La Bruyère, Les Caractères II9 (VI)
I. La perversion de l’homme
A. Un comportement similaire à celui des animaux
Tout au long du texte, La Bruyère compare les hommes à des animaux. Il commence tout d’abord par les comparer à deux chiens qui se battent : « chiens qui s’aboient, qui s’affrontent, qui se mordent et se déchirent » : gradation.
Ensuite l’auteur les compare à des chats. De plus il utilise des hyperboles : « milliers », « à dix lieues », « neuf à dix mille chats » pour mettre en relief la cruauté et l’absurdité de la guerre.
La comparaison est de plus en plus frappante. En effet, La Bruyère compare les hommes à des loups : « et si les loups ». Ainsi, nous pouvons penser que la meute de loups représente une armée d’hommes. De plus cette comparaison est renforcée par des parallélismes de construction.
« animaux raisonnable » représente les hommes en général, ce qui différencie les hommes des animaux.
B. Une intelligence au service du mal
Le caractère « raisonnable » des hommes, leur supériorité sur les animaux réside finalement dans leur capacité à inventer des armes de plus en plus meurtrières comme le démontre La Bruyère à la fin du texte.
Le moraliste ne définit pas les armes : il décrit brièvement dans jamais les nommer. D’ailleurs, il utilise un euphémisme pour définir les fusils : « de petits globes ».
Le champ lexical des armes est présent dans tout le texte : « les lances, les piques, les dars, les sabres, les cimetières », « instruments commodes », « plus pesant et plus massif », « ceux qui tombant sur vos toits ».

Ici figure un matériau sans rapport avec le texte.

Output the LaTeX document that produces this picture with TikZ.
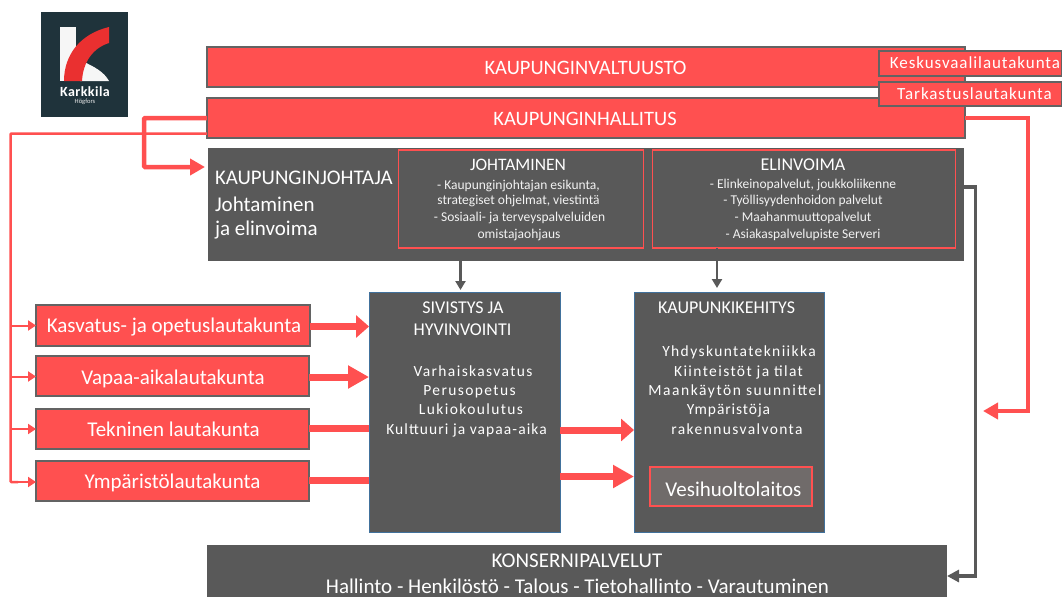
\documentclass[tikz,border=0pt]{standalone}
\usepackage{fontspec}
\setmainfont{Carlito}
\usetikzlibrary{arrows.meta}
\definecolor{kred}{HTML}{FF5050}
\definecolor{kdark}{HTML}{595959}
\definecolor{kblue}{HTML}{41719C}
\definecolor{kline}{HTML}{636363}
\definecolor{klogo}{HTML}{1F333B}
\definecolor{kvesi}{HTML}{706B6A}
\definecolor{klogored}{HTML}{EA3030}
\newcommand{\fs}[1]{\fontsize{#1}{#1}\selectfont}
\newcommand{\wide}[1]{\addfontfeature{LetterSpace=#1}}
\tikzset{
 x=1pt,y=-1pt,
 every node/.style={inner sep=0pt,outer sep=0pt,text=white},
 redbox/.style={draw=kline,line width=1.5pt,fill=kred,anchor=north west,align=center},
 darkbox/.style={draw=none,fill=kdark,anchor=north west},
 bluebox/.style={draw=kblue,line width=1pt,fill=kdark,anchor=north west},
 outlinebox/.style={draw=kred,line width=1.3pt,anchor=north west},
 label/.style={anchor=center,align=center},
 leftlabel/.style={anchor=west,align=left},
 smalltext/.style={label,font=\fs{13.5},text=white!90!gray},
 spaced/.style={label,font=\fs{15.5}\wide{9}},
 bigarrow/.style={draw=kred,line width=7pt,-{Triangle[length=13pt,width=22pt]}},
 bigarrowb/.style={draw=kred,line width=7pt,-{Triangle[length=21pt,width=22pt]}},
 plainbar/.style={draw=kred,line width=7pt},
 feed/.style={draw=kred,line width=2.5pt},
 feedarrow/.style={draw=kred,line width=2pt,-{Triangle[length=8pt,width=10pt]}},
 fat/.style={draw=kred,line width=4.5pt,-{Triangle[length=15pt,width=16pt]}},
 grayarrow/.style={draw=kdark,line width=2.5pt,-{Triangle[length=9pt,width=10pt]}},
}
\begin{document}
\begin{tikzpicture}
\useasboundingbox (0,0) rectangle (1062,597);
% logo
\node[draw=none,fill=klogo,minimum width=87pt,minimum height=105pt,anchor=north west] (logo) at (41,12) {};
\fill[white!93!gray] (60,27) -- (76,27) -- (76,81) -- (60,81) -- cycle;
\fill[white!93!gray] (82,61) .. controls (95,67) and (104,72) .. (109,81) -- (80,81) -- cycle;
\fill[klogored] (64,81) .. controls (64,55) and (80,34) .. (109,27) -- (109,43) .. controls (93,48) and (83,62) .. (82,81) -- cycle;
\node[font=\bfseries\fs{14}\wide{3},label] (logot) at (85,92) {Karkkila};
\node[font=\fs{6.5},label,text=white!85!gray] (logos) at (85,102) {Högfors};
% top
\node[redbox,minimum width=758pt,minimum height=40pt] (kv) at (207,47) {};
\node[redbox,minimum width=758pt,minimum height=40pt] (kh) at (207,98) {};
\node[redbox,minimum width=183pt,minimum height=25pt] (kes) at (879,51) {};
\node[redbox,minimum width=183pt,minimum height=24pt] (tar) at (879,82) {};
\node[label,font=\fs{20.5}] (kvt) at (585.5,67.5) {KAUPUNGINVALTUUSTO};
\node[label,font=\fs{20.5}] (kht) at (585,118.5) {KAUPUNGINHALLITUS};
\node[label,font=\fs{17}\wide{5.5}] (kest) at (975,62.5) {Keskusvaalilautakunta};
\node[label,font=\fs{17}\wide{5.5}] (tart) at (974.5,93.5) {Tarkastuslautakunta};
% johtaja
\node[darkbox,minimum width=756pt,minimum height=113pt] (kj) at (208,148) {};
\node[leftlabel,font=\fs{20.8}] (kj1) at (215,178) {KAUPUNGINJOHTAJA};
\node[leftlabel,font=\fs{21}] (kj2) at (215,204) {Johtaminen};
\node[leftlabel,font=\fs{21}] (kj3) at (215,230) {ja elinvoima};
\node[outlinebox,minimum width=245pt,minimum height=98pt] (joh) at (398.5,150) {};
\node[outlinebox,minimum width=303pt,minimum height=98pt] (eli) at (652.5,150) {};
\node[label,font=\fs{17.5}] (joht) at (518,165) {JOHTAMINEN};
\node[smalltext] (joh1) at (518.5,185.5) {- Kaupunginjohtajan esikunta,};
\node[smalltext] (joh2) at (518.5,201) {strategiset ohjelmat, viestintä};
\node[smalltext] (joh3) at (519.5,218) {- Sosiaali- ja terveyspalveluiden};
\node[smalltext] (joh4) at (519,235) {omistajaohjaus};
\node[label,font=\fs{18}] (elit) at (803,164.5) {ELINVOIMA};
\node[smalltext] (eli1) at (803,185) {- Elinkeinopalvelut, joukkoliikenne};
\node[smalltext] (eli2) at (803,201) {- Työllisyydenhoidon palvelut};
\node[smalltext] (eli3) at (803,217.5) {- Maahanmuuttopalvelut};
\node[smalltext] (eli4) at (803,234.5) {- Asiakaspalvelupiste Serveri};
% lautakunnat
\node[redbox,minimum width=274pt,minimum height=41pt] (kas) at (36,305) {};
\node[redbox,minimum width=273pt,minimum height=40pt] (vap) at (36,356) {};
\node[redbox,minimum width=273pt,minimum height=40pt] (tek) at (36,409) {};
\node[redbox,minimum width=273pt,minimum height=40pt] (ymp) at (36,461) {};
\node[label,font=\fs{21}] (kast) at (174,327.5) {Kasvatus- ja opetuslautakunta};
\node[label,font=\fs{21}] (vapt) at (173,379) {Vapaa-aikalautakunta};
\node[label,font=\fs{21}] (tekt) at (173.5,429) {Tekninen lautakunta};
\node[label,font=\fs{21}] (ympt) at (172.5,483) {Ympäristölautakunta};
% toimialat
\node[bluebox,minimum width=191pt,minimum height=240pt] (siv) at (369,292) {};
\node[bluebox,minimum width=190pt,minimum height=240pt] (kau) at (634,292) {};
\node[label,font=\fs{18}] (siv1) at (463,308) {SIVISTYS JA};
\node[label,font=\fs{18}] (siv2) at (462.5,330) {HYVINVOINTI};
\node[spaced] (siv3) at (473,371) {Varhaiskasvatus};
\node[spaced] (siv4) at (469.5,391.5) {Perusopetus};
\node[spaced] (siv5) at (471,409) {Lukiokoulutus};
\node[label,font=\fs{15.5}\wide{7}] (siv6) at (466.5,430) {Kulttuuri ja vapaa-aika};
\node[label,font=\fs{18}] (kau1) at (726.5,308) {KAUPUNKIKEHITYS};
\node[spaced] (kau2) at (739,352.5) {Yhdyskuntatekniikka};
\node[spaced] (kau3) at (738.5,372) {Kiinteistöt ja tilat};
\node[label,font=\fs{15.5}\wide{10}] (kau4) at (735,391.5) {Maankäytön suunnittel};
\node[label,font=\fs{15.5}\wide{6}] (kau5) at (728.5,410.5) {Ympäristöja};
\node[spaced] (kau6) at (737,429) {rakennusvalvonta};
\node[draw=kred,line width=2pt,fill=kvesi,minimum width=162pt,minimum height=39pt,anchor=north west] (ves) at (649.5,467) {};
\node[label,font=\fs{21}] (vest) at (733.5,489) {Vesihuoltolaitos};
% konserni
\node[darkbox,minimum width=740pt,minimum height=52pt] (kon) at (207,545) {};
\node[label,font=\fs{21}] (kon1) at (577,561) {KONSERNIPALVELUT};
\node[label,font=\fs{21}] (kon2) at (577.5,586) {Hallinto - Henkilöstö - Talous - Tietohallinto - Varautuminen};
% connectors
\coordinate (a1) at (144,118);
\coordinate (a2) at (144,167);
\draw[fat,rounded corners=1pt,shorten >=3pt] (kh.west |- a1) -- (a1) -- (a2) -- (kj.west |- a2);
\coordinate (b1) at (10.5,133.5);
\coordinate (b2) at (10.5,482);
\draw[feed,rounded corners=1pt] (kh.west |- b1) -- (b1) -- (b2) -- (18,482);
\draw[feedarrow] (b1 |- 0,325.5) -- (kas.west |- 0,325.5);
\draw[feedarrow] (b1 |- 0,376.5) -- (vap.west |- 0,376.5);
\draw[feedarrow] (b1 |- 0,429) -- (tek.west |- 0,429);
\draw[feedarrow] (b1 |- 0,482) -- (ymp.west |- 0,482);
\draw[bigarrow] (kas.east |- 0,326.5) -- (siv.west |- 0,326.5);
\draw[bigarrowb] (vap.east |- 0,377) -- (siv.west |- 0,377);
\draw[plainbar] (tek.east |- 0,428) -- (siv.west |- 0,428);
\draw[plainbar] (ymp.east |- 0,480) -- (siv.west |- 0,480);
\draw[bigarrow] (siv.east |- 0,430) -- (kau.west |- 0,430);
\draw[bigarrowb] (siv.east |- 0,476.5) -- (kau.west |- 0,476.5);
\coordinate (c1) at (1028,118);
\coordinate (c2) at (1028,411);
\coordinate (c3) at (983,411);
\draw[fat] (kh.east |- c1) -- (c1) -- (c2) -- (c3);
\coordinate (d1) at (975.5,187);
\coordinate (d2) at (975.5,576);
\draw[grayarrow,line width=3.5pt,-{Triangle[length=12pt,width=12pt]}] (eli.east |- d1) -- (d1) -- (d2) -- (kon.east |- d2);
\draw[grayarrow,shorten >=2pt] (460.5,261) -- (siv.north -| 460.5,0);
\draw[grayarrow,shorten >=4pt] (717,248) -- (kau.north -| 717,0);
\end{tikzpicture}
\end{document}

Ainsi La Bruyère parvient de façon ironique à remettre en cause l’intelligence de l’homme.
II. L’absurdité de la guerre
A. L’interpellation des hommes
Afin de démontrer l’absurdité de la guerre, l’auteur interpelle les hommes grâce à différents procédés. Le texte entier est une apostrophe au lecteur, ce que nous pouvons voir dès le début : « Voilà le plus abominable sabbat dont on ait jamais ouï parler ? », l’auteur attire ainsi l’attention du lecteur pour le toucher davantage.
Il multiplie les adresses directes sous forme de questions qui sont présentes après chaque comparaison.
Le lecteur est lui-même interpellé mais il est aussi pris à témoin.
La Bruyère engage donc un dialogue fictif avec le lecteur. Cette situation d’énonciation originale donne la force à la polémique du texte.
B. Un moteur : la gloire
Le nom « gloire » est utilisé à deux reprises dans le texte. De plus, notons que l’on trouve deux parties dans l’extrait : dans la première partie, il est question des animaux puis dans la deuxième, il est question des hommes. Le substantif « gloire » est utilisé pour conclure chacune des sous-parties.
La Bruyère personnifie la gloire à la fin du texte notamment avec les verbes gésir et aimer : « où gît la gloire », « elle aime ». Cette personnification tend à prouver que tout est au service de la gloire.
Selon l’auteur, la gloire est une valeur négative car elle est à l’origine d’un « carnage » et d’un « grand fracas ». D’ailleurs, on trouve le champ lexical de la bataille : « s’affrontent », « se mordent », « se déchirent », « fureur », « détruit », « anéantir », « arracher », « égratigner », « couler votre sang », « exterminer ».
L’orgueil des hommes est ainsi dénoncé.
Conclusion
La Bruyère dénonce ainsi le comportement sauvage des hommes et l’inhumanité de la guerre. Il démontre que le comportement humain est pire que celui des animaux car les hommes se servent de leur intelligence pour perfectionner leur efficacité meurtrière.